- [Raw data]

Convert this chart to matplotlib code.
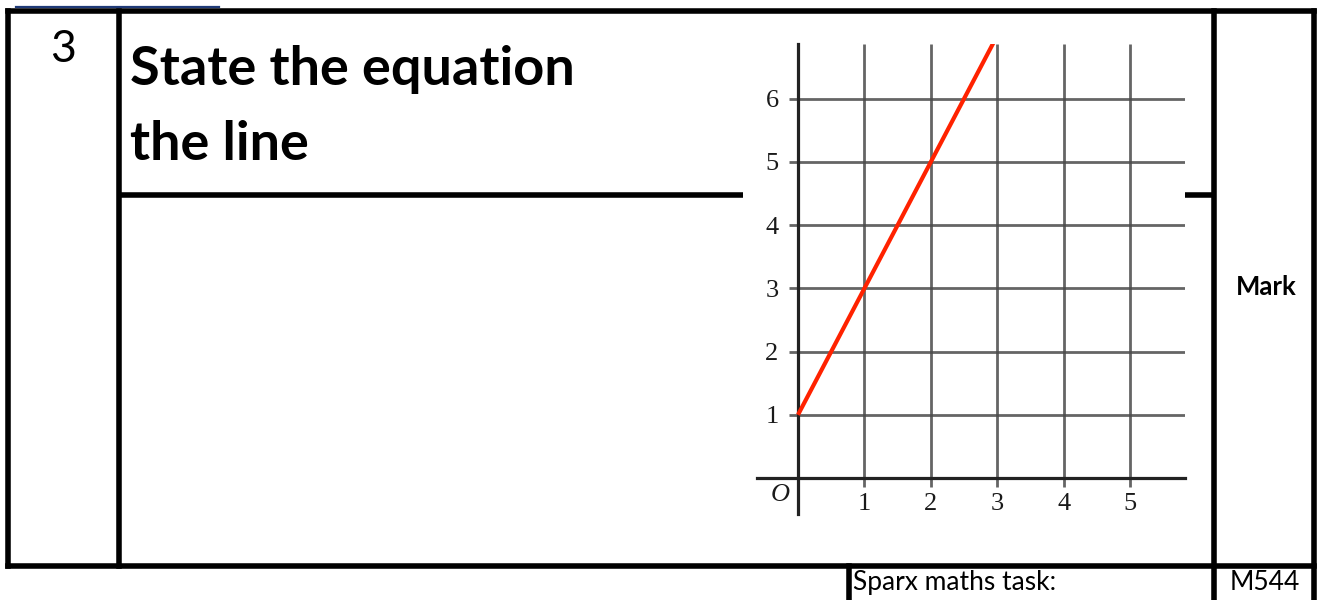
import matplotlib
matplotlib.use("Agg")
import matplotlib.pyplot as plt

# ---- data ----
question_number = "3"
question_lines = ["State the equation", "the line"]
mark_label = "Mark"
task_label = "Sparx maths task:"
task_code = "M544"

x_ticks = [1, 2, 3, 4, 5]
y_ticks = [1, 2, 3, 4, 5, 6]
x_tick_labels = ["1", "2", "3", "4", "5"]
y_tick_labels = ["1", "2", "3", "4", "5", "6"]
line_x = [0, 3]
line_y = [1, 7]

W, H = 1317, 600
fig = plt.figure(figsize=(W / 100, H / 100), dpi=100)
fig.patch.set_facecolor("white")

# background axes in pixel coordinates for the worksheet table
bg = fig.add_axes([0, 0, 1, 1])
bg.set_xlim(0, W)
bg.set_ylim(H, 0)
bg.axis("off")

lw = 4.0
k = dict(color="black", lw=lw, solid_capstyle="projecting")
bg.plot([8, 1314], [11, 11], **k)            # top
bg.plot([8, 1314], [566, 566], **k)          # bottom
bg.plot([8, 8], [11, 566], **k)              # left
bg.plot([119, 119], [11, 566], **k)          # number column divider
bg.plot([1214, 1214], [11, 600], **k)        # mark column divider
bg.plot([1314, 1314], [11, 600], **k)        # right
bg.plot([120, 743], [195, 195], color="black", lw=lw, solid_capstyle="butt")
bg.plot([1185, 1214], [195, 195], color="black", lw=lw, solid_capstyle="butt")
bg.plot([849, 849], [566, 600], **k)         # sparx box divider
bg.plot([16, 219], [7, 7], color="#1f3a78", lw=1.6)

font = ["Lato", "DejaVu Sans"]
bg.text(63, 62, question_number, fontsize=32, family=font, ha="center", va="baseline")
bg.text(130, 85, question_lines[0], fontsize=39, family=font, fontweight="bold",
        ha="left", va="baseline")
bg.text(130, 160, question_lines[1], fontsize=39, family=font, fontweight="bold",
        ha="left", va="baseline")
bg.text(1266, 287, mark_label, fontsize=18.5, family=font, fontweight="bold",
        ha="center", va="center")
bg.text(853, 590, task_label, fontsize=19, family=font, ha="left", va="baseline")
bg.text(1265, 590, task_code, fontsize=19, family=font, ha="center", va="baseline")

# ---- graph ----
px_x = 66.4
px_y = 63.2
x0_px, y0_px = 798, 478
left_px, right_px, top_px, bot_px = 757, 1185, 44, 514
ax = fig.add_axes([left_px / W, (H - bot_px) / H,
                   (right_px - left_px) / W, (bot_px - top_px) / H])
ax.set_xlim(-(x0_px - left_px) / px_x, (right_px - x0_px) / px_x)
ax.set_ylim(-(bot_px - y0_px) / px_y, (y0_px - top_px) / px_y)
ax.patch.set_alpha(0)

for s in ["top", "right"]:
    ax.spines[s].set_visible(False)
for s in ["left", "bottom"]:
    ax.spines[s].set_position("zero")
    ax.spines[s].set_color("#222222")
    ax.spines[s].set_linewidth(2.3)

xmin, xmax = ax.get_xlim()
ymin, ymax = ax.get_ylim()
tick_x = -9 / px_x
tick_y = -9 / px_y
ax.hlines(y_ticks, tick_x, xmax, color="#4a4a4a", lw=2.0, alpha=0.85, zorder=1)
ax.vlines(x_ticks, tick_y, ymax, color="#4a4a4a", lw=2.0, alpha=0.85, zorder=1)

ax.plot(line_x, line_y, color="#ff2200", lw=3.0, zorder=3, solid_capstyle="butt")

ax.set_xticks(x_ticks)
ax.set_xticklabels(x_tick_labels)
ax.set_yticks(y_ticks)
ax.set_yticklabels(y_tick_labels)
serif = "Liberation Serif"
ax.tick_params(axis="both", length=0, labelsize=19, colors="#1a1a1a")
ax.tick_params(axis="x", pad=11)
ax.tick_params(axis="y", pad=14)
for lab in ax.get_xticklabels() + ax.get_yticklabels():
    lab.set_family(serif)
ax.text(-0.27, -0.27, "O", family=serif, style="italic", fontsize=19,
        ha="center", va="center", color="#1a1a1a")

fig.savefig("out.png", dpi=100, facecolor="white")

- [Goal of the exercise] Every line of the data above should be quoted exactly. Omit the pictures.

- [Solved exercise]
Convert this chart to matplotlib code.
import matplotlib
matplotlib.use("Agg")
import matplotlib.pyplot as plt

# ---- data ----
question_number = "3"
question_lines = ["State the equation", "the line"]
mark_label = "Mark"
task_label = "Sparx maths task:"
task_code = "M544"

x_ticks = [1, 2, 3, 4, 5]
y_ticks = [1, 2, 3, 4, 5, 6]
x_tick_labels = ["1", "2", "3", "4", "5"]
y_tick_labels = ["1", "2", "3", "4", "5", "6"]
line_x = [0, 3]
line_y = [1, 7]

W, H = 1317, 600
fig = plt.figure(figsize=(W / 100, H / 100), dpi=100)
fig.patch.set_facecolor("white")

# background axes in pixel coordinates for the worksheet table
bg = fig.add_axes([0, 0, 1, 1])
bg.set_xlim(0, W)
bg.set_ylim(H, 0)
bg.axis("off")

lw = 4.0
k = dict(color="black", lw=lw, solid_capstyle="projecting")
bg.plot([8, 1314], [11, 11], **k)            # top
bg.plot([8, 1314], [566, 566], **k)          # bottom
bg.plot([8, 8], [11, 566], **k)              # left
bg.plot([119, 119], [11, 566], **k)          # number column divider
bg.plot([1214, 1214], [11, 600], **k)        # mark column divider
bg.plot([1314, 1314], [11, 600], **k)        # right
bg.plot([120, 743], [195, 195], color="black", lw=lw, solid_capstyle="butt")
bg.plot([1185, 1214], [195, 195], color="black", lw=lw, solid_capstyle="butt")
bg.plot([849, 849], [566, 600], **k)         # sparx box divider
bg.plot([16, 219], [7, 7], color="#1f3a78", lw=1.6)

font = ["Lato", "DejaVu Sans"]
bg.text(63, 62, question_number, fontsize=32, family=font, ha="center", va="baseline")
bg.text(130, 85, question_lines[0], fontsize=39, family=font, fontweight="bold",
        ha="left", va="baseline")
bg.text(130, 160, question_lines[1], fontsize=39, family=font, fontweight="bold",
        ha="left", va="baseline")
bg.text(1266, 287, mark_label, fontsize=18.5, family=font, fontweight="bold",
        ha="center", va="center")
bg.text(853, 590, task_label, fontsize=19, family=font, ha="left", va="baseline")
bg.text(1265, 590, task_code, fontsize=19, family=font, ha="center", va="baseline")

# ---- graph ----
px_x = 66.4
px_y = 63.2
x0_px, y0_px = 798, 478
left_px, right_px, top_px, bot_px = 757, 1185, 44, 514
ax = fig.add_axes([left_px / W, (H - bot_px) / H,
                   (right_px - left_px) / W, (bot_px - top_px) / H])
ax.set_xlim(-(x0_px - left_px) / px_x, (right_px - x0_px) / px_x)
ax.set_ylim(-(bot_px - y0_px) / px_y, (y0_px - top_px) / px_y)
ax.patch.set_alpha(0)

for s in ["top", "right"]:
    ax.spines[s].set_visible(False)
for s in ["left", "bottom"]:
    ax.spines[s].set_position("zero")
    ax.spines[s].set_color("#222222")
    ax.spines[s].set_linewidth(2.3)

xmin, xmax = ax.get_xlim()
ymin, ymax = ax.get_ylim()
tick_x = -9 / px_x
tick_y = -9 / px_y
ax.hlines(y_ticks, tick_x, xmax, color="#4a4a4a", lw=2.0, alpha=0.85, zorder=1)
ax.vlines(x_ticks, tick_y, ymax, color="#4a4a4a", lw=2.0, alpha=0.85, zorder=1)

ax.plot(line_x, line_y, color="#ff2200", lw=3.0, zorder=3, solid_capstyle="butt")

ax.set_xticks(x_ticks)
ax.set_xticklabels(x_tick_labels)
ax.set_yticks(y_ticks)
ax.set_yticklabels(y_tick_labels)
serif = "Liberation Serif"
ax.tick_params(axis="both", length=0, labelsize=19, colors="#1a1a1a")
ax.tick_params(axis="x", pad=11)
ax.tick_params(axis="y", pad=14)
for lab in ax.get_xticklabels() + ax.get_yticklabels():
    lab.set_family(serif)
ax.text(-0.27, -0.27, "O", family=serif, style="italic", fontsize=19,
        ha="center", va="center", color="#1a1a1a")

fig.savefig("out.png", dpi=100, facecolor="white")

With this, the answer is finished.